Nope, not really. I mean we haven’t really faced any issues from anyone regarding the music we play.
Of course, we get weird stares every now and then on the streets because of our hair or the clothes we wear, but on the whole, it’s been a fairly smooth ride. But, I guess that’s because metal in India is such a niche genre that it hasn’t really made any sort of ‘dent’ on the country’s subconscious.
If it started gaining in popularity on a country-wide scale, then we might see some people or religious/politic[al] groups take offence, because that’s what they love to do anyway.
Not many Asians in the UK openly listen to Metal. Do you see a difference between your audiences in the east vs the west?
Actually, there are quite a few, especially in East Asia. As far as I know, Indonesia, Malaysia, Thailand, Bangladesh etc. all have thriving metal scenes.
Unfortunately, we’ve never had the opportunity to play in any of these countries, but I’ve visited some of them and I have friends in all these places, so I’m fairly clued in on what goes on in the metal scenes over there.
As far as we are concerned, yeah there’s a definite difference between the audiences in the west, like Europe for example, and here in India or the rest of Asia.
Audiences abroad are very straightforward with you. If they like you, they really show it by picking up your albums or merch or even driving hours to watch your next gig.
If they don’t like your music they don’t bother with any of this stuff. Plus, for many of them, metal music is kind of ingrained in them, since it’s been around since the 70’s.
In India, people tend to be more ‘diplomatic’ haha, which is so typically Indian.

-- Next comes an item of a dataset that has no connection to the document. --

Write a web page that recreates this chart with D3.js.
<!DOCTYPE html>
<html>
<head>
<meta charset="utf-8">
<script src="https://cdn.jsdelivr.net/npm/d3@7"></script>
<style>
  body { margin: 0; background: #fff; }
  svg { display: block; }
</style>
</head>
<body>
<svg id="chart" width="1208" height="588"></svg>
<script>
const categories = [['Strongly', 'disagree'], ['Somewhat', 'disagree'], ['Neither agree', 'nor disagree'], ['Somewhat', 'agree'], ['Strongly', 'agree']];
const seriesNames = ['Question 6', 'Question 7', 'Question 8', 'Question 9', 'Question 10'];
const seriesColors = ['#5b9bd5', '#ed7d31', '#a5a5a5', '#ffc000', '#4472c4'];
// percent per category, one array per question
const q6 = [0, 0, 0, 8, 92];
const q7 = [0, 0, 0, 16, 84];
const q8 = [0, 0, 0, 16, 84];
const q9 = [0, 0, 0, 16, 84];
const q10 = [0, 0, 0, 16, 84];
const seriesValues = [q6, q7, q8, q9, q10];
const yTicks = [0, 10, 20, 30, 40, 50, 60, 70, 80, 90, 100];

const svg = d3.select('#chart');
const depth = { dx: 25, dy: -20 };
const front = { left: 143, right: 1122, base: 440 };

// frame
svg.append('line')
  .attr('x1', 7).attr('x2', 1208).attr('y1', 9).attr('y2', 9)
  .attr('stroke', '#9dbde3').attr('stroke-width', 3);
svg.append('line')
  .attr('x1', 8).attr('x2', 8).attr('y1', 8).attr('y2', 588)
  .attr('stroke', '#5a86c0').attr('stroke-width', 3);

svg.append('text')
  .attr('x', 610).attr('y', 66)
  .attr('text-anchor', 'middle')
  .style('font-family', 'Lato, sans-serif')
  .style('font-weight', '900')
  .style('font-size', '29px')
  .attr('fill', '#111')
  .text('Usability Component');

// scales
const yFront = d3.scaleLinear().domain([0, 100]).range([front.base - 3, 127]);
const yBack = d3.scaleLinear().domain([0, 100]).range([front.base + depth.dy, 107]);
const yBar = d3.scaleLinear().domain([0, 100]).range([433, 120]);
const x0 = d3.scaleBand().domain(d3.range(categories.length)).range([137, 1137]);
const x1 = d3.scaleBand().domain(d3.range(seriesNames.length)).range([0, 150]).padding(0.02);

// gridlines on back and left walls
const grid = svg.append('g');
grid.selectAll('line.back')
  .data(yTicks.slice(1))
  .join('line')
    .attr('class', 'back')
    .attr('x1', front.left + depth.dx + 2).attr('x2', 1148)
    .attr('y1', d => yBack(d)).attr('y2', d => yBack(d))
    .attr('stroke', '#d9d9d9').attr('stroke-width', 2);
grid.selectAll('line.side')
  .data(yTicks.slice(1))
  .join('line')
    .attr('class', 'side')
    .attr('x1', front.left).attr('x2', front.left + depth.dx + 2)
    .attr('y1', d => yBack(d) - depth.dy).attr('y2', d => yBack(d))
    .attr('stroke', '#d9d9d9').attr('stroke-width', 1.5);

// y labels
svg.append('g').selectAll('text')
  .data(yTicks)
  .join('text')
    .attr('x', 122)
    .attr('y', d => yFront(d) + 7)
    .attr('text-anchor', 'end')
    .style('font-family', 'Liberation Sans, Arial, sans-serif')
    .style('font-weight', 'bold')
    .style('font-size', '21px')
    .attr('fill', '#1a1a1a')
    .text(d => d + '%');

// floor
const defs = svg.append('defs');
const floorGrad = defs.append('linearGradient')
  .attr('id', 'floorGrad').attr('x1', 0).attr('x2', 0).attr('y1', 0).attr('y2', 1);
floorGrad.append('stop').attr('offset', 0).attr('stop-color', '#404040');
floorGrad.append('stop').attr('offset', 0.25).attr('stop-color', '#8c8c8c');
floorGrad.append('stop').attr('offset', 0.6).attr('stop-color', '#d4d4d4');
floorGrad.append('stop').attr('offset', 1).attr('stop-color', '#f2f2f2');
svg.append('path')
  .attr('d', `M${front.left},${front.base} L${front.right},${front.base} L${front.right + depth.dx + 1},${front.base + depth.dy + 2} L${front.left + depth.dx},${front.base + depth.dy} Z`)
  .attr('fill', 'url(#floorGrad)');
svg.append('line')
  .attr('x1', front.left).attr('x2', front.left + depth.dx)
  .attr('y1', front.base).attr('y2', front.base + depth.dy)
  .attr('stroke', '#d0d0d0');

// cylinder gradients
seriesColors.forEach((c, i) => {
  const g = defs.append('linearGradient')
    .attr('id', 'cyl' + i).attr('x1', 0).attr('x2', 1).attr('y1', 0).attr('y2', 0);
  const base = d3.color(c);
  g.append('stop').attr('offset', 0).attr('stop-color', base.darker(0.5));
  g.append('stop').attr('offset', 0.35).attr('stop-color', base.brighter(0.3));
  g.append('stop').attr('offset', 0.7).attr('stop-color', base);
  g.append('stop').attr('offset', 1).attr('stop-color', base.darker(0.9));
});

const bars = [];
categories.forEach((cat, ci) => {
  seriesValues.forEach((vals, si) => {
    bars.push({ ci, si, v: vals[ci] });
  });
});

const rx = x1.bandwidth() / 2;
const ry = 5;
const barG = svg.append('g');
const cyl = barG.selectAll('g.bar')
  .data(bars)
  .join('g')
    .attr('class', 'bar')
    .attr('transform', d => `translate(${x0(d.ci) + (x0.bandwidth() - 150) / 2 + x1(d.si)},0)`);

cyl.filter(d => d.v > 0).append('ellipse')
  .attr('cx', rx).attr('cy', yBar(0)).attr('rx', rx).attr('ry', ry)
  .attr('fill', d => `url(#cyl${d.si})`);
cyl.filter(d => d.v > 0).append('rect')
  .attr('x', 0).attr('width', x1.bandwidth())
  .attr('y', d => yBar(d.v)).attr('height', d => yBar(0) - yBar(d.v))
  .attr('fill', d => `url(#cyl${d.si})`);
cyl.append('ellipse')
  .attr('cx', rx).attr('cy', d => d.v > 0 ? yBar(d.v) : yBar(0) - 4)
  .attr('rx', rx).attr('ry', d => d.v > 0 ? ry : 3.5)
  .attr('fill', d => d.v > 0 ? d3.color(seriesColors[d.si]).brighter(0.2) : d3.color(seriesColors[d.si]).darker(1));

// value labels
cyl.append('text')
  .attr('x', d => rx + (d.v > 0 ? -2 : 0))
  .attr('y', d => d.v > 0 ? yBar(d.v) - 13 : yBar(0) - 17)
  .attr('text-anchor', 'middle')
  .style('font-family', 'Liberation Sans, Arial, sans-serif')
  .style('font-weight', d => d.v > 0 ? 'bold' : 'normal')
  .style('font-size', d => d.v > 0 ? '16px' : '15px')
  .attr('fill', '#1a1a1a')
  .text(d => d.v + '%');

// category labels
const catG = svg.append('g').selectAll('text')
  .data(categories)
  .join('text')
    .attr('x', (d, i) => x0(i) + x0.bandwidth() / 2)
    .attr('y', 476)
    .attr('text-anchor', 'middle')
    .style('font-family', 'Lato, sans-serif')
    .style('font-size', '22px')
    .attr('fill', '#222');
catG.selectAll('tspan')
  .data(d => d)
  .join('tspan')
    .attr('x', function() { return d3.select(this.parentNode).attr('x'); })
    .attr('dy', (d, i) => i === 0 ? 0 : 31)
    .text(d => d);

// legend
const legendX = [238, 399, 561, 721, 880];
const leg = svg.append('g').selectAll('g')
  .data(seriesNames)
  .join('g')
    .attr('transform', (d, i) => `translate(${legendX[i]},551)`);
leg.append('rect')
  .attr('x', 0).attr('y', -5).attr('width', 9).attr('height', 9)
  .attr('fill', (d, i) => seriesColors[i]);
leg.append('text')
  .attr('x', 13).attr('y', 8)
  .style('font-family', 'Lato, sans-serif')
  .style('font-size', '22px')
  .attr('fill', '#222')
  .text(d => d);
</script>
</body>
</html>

No one wants to step on anyone else’s toes, so even terrible bands tend to have a fair number of ‘fans’.
You’ve had tremendous success over the years. How does it feel to be the first Indian metal band to have toured parts of Europe and play a full set at Wacken Open Air?
I guess you could call it success, but for us, it’s just something that we should’ve been doing a long time ago. I guess as a band coming from India, where it’s quite difficult to keep things going, it could be considered a success, but it really is just par for the course on a worldwide scale.
Sure, it feels great that we’ve managed to tour Europe as often as we have, but once we’re done with each tour, we start working on the next one.
We don’t like patting ourselves on the back after every tour because we know that we have eons to go before we actually take the band to the level we want it to get to.
If we manage to do it, that’s great. Job done. If we don’t, at least we’ll give it our best shot.
What is the future of Kryptos? And will you ever tour the UK?
Right now we’re writing for our 5th album, which should be out later next year. We would love to tour the UK, but it depends on the offers we get. We did get some offers recently to come over there, but the finances just weren’t working out.
As you can imagine, touring costs a lot of money, so we have to be really careful when planning a tour abroad, because one false move could cripple us financially. But, yeah, the UK is on the cards in the near future, so we’ll get there eventually.
Any words of wisdom to those who wish to pursue a career in metal?
Yeah. Just don’t. Haha! Nah, just kidding. But, the bitter truth is it is extremely difficult to make a ‘career’ out of being in a metal band.
Even some of the biggest metal bands have regular day jobs, so it really isn’t all sex, drugs and rock n’ roll. Ok, maybe a bit, but you get the picture haha.
“In any case, if you really want to get your band somewhere, just give it all you got. It takes a lot of sacrifice and patience to keep a band going in this day and age.”
And most importantly, always remember to have fun while doing it.
Listen to the top 5 songs of Kryptos here:
Kryptos’ extraordinary musical talent clearly shows that Indian metal is very much alive and rocking! And it is pretty fair to say that music holds no cultural boundaries.
As we see the rise of Western influences in the Indian music industry – both pop and urban rise at a parallel rate to metal, whether it be recognised as mainstream or not.